◆ PROBLEM STATEMENT:
Wherever the word "Python" shows up in a line, please copy that line.

◆ ENTRIES PROVIDED:
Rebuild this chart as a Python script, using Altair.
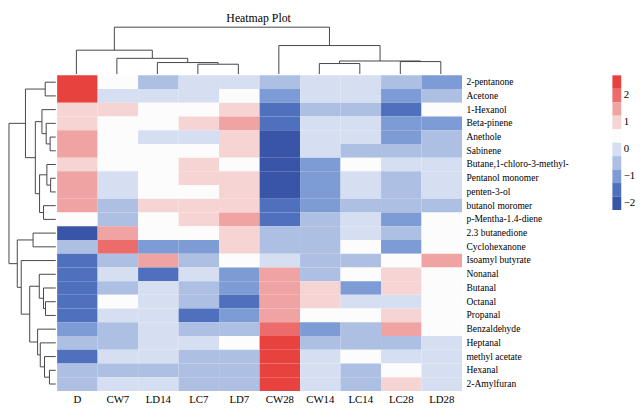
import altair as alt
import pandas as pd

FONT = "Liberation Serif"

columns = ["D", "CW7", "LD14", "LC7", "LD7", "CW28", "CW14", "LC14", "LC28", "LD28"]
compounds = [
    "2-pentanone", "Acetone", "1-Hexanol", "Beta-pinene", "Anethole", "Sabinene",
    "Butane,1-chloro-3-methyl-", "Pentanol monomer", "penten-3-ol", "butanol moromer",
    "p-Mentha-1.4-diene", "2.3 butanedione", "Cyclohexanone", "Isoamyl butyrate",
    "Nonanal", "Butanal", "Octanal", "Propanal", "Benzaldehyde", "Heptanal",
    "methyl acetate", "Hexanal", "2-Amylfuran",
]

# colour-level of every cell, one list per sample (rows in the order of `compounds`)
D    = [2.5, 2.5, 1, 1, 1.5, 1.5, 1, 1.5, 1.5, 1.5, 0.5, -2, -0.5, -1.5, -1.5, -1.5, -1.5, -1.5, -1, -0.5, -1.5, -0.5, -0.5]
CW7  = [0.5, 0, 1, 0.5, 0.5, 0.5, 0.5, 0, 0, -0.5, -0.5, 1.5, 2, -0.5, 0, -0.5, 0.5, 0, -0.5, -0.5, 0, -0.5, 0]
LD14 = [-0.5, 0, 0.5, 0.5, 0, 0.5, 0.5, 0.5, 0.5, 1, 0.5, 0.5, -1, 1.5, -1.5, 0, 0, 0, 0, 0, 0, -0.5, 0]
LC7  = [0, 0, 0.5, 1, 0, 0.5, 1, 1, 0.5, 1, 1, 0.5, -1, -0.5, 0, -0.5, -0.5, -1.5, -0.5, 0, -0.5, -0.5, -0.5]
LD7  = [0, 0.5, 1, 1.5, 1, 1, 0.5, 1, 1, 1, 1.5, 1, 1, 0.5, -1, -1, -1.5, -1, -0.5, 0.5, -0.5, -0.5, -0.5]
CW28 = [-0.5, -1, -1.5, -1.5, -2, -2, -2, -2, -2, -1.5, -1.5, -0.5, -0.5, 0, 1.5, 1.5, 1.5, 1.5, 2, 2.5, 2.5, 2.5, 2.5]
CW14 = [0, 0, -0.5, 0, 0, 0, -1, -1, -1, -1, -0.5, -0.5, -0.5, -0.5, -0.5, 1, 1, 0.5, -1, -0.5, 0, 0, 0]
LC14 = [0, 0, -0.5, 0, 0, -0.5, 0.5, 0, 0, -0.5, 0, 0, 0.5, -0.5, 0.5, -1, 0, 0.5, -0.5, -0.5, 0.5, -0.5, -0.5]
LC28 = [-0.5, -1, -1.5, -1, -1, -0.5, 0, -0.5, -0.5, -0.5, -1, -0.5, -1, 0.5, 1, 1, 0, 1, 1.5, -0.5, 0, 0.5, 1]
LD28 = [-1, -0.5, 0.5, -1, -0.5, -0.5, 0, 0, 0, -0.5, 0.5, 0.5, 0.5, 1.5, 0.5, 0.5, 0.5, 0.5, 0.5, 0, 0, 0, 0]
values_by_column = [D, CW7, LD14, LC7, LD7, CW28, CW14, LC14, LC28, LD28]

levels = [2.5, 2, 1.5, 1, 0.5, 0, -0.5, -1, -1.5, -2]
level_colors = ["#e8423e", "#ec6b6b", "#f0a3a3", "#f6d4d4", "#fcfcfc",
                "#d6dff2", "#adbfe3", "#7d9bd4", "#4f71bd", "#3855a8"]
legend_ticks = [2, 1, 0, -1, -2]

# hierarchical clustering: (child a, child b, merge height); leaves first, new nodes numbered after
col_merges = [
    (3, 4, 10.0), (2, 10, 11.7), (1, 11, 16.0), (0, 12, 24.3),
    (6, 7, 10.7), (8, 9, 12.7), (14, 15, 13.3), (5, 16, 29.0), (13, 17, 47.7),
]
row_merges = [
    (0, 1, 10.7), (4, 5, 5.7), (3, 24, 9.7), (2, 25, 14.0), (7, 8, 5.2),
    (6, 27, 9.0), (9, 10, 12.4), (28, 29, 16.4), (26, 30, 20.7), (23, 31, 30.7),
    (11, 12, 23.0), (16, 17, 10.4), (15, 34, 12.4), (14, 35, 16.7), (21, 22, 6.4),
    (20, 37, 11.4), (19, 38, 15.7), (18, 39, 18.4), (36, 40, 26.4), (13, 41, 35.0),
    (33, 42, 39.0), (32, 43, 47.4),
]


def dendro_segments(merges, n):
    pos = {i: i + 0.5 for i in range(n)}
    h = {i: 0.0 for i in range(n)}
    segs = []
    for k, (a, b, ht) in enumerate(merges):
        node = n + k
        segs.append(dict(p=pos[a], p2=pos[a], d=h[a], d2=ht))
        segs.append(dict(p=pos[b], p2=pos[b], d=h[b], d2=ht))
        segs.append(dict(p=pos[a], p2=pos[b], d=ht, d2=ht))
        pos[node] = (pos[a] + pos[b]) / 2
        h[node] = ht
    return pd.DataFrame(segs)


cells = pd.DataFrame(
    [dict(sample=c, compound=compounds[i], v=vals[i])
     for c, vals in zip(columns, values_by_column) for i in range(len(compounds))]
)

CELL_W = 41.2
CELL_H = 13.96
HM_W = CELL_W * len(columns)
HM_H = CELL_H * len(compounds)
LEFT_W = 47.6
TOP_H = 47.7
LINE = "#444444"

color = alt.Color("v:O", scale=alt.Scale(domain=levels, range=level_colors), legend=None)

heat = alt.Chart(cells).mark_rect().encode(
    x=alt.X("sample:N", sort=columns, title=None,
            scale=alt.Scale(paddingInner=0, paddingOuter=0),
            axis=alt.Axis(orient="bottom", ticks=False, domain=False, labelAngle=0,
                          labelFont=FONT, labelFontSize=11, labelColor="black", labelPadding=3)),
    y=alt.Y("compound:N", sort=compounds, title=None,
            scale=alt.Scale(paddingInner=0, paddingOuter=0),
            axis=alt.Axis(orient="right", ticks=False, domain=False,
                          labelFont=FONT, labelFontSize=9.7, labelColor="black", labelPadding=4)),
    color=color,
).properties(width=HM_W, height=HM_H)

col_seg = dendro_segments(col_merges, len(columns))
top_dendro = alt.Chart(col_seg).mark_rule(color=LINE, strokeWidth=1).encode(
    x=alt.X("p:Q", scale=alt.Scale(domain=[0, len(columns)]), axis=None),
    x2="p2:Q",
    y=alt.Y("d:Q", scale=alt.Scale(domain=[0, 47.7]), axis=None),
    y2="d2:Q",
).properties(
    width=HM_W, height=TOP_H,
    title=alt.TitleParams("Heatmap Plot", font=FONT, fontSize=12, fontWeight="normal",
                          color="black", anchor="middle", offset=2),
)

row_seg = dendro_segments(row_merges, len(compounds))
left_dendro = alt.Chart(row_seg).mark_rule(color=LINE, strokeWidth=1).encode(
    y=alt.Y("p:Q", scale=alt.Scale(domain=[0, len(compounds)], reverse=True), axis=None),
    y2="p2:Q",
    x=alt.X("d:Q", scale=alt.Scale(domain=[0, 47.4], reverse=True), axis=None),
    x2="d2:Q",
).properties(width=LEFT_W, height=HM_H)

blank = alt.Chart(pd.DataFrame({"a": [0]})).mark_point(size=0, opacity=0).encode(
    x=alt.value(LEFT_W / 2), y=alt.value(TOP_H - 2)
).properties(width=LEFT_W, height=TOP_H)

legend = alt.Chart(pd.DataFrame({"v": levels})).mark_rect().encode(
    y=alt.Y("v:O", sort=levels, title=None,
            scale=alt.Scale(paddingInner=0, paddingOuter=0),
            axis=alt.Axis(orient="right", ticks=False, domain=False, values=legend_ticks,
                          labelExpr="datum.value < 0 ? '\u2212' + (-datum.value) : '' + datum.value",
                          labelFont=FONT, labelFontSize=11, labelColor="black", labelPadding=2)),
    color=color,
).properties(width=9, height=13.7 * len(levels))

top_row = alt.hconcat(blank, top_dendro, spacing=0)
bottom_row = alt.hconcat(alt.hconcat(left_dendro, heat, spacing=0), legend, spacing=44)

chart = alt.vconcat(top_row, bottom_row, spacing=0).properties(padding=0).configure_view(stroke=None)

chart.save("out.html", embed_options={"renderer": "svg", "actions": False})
==
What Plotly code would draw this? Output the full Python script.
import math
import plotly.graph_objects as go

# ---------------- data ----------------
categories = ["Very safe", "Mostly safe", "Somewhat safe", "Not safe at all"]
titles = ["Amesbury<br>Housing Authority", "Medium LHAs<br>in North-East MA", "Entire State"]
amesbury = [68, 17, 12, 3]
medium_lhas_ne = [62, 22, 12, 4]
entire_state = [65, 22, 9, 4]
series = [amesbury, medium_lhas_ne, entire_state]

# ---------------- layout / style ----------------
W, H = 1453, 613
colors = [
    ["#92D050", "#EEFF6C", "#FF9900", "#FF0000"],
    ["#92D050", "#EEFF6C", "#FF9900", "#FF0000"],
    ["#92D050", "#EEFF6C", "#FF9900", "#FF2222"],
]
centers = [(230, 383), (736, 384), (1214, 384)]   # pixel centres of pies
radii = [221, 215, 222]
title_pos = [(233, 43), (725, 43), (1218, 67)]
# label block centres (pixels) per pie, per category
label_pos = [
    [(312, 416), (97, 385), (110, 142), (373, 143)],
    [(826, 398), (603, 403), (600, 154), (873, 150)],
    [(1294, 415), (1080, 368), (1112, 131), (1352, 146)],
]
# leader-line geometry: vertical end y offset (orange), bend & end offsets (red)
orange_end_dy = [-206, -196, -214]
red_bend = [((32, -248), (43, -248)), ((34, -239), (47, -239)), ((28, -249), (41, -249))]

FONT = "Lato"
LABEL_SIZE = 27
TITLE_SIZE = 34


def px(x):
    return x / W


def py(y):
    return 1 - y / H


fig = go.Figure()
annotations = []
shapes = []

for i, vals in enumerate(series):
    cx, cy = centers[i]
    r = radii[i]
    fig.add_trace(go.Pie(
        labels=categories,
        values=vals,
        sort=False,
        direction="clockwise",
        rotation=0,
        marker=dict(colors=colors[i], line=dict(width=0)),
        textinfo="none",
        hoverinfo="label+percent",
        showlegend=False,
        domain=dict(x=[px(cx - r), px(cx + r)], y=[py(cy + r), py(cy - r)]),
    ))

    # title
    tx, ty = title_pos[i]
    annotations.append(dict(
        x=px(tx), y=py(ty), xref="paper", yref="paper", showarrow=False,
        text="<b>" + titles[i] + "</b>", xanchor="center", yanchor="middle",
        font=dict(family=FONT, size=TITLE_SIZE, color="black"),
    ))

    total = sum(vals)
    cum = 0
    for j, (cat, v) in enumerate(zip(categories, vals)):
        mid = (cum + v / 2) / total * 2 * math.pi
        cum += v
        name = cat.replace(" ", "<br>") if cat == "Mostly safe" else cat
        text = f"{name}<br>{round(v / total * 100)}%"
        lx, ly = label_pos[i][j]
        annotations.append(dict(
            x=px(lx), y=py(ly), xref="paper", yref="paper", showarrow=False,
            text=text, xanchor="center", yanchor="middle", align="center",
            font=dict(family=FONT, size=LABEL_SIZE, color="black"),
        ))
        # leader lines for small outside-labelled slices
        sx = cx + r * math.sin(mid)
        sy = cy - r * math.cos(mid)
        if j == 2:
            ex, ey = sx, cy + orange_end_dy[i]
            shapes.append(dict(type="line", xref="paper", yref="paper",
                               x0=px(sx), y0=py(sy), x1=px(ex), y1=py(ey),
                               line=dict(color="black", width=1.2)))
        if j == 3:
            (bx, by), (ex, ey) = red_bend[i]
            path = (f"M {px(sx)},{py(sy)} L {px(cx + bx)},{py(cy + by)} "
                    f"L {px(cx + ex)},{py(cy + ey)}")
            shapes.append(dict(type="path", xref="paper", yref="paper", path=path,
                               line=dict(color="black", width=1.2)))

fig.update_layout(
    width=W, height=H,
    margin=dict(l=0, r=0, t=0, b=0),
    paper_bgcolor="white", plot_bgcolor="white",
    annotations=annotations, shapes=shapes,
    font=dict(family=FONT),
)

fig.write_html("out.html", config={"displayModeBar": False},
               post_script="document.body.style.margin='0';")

◆ ANSWER FOR THIS EXERCISE:
Rebuild this chart as a Python script, using Altair.
What Plotly code would draw this? Output the full Python script.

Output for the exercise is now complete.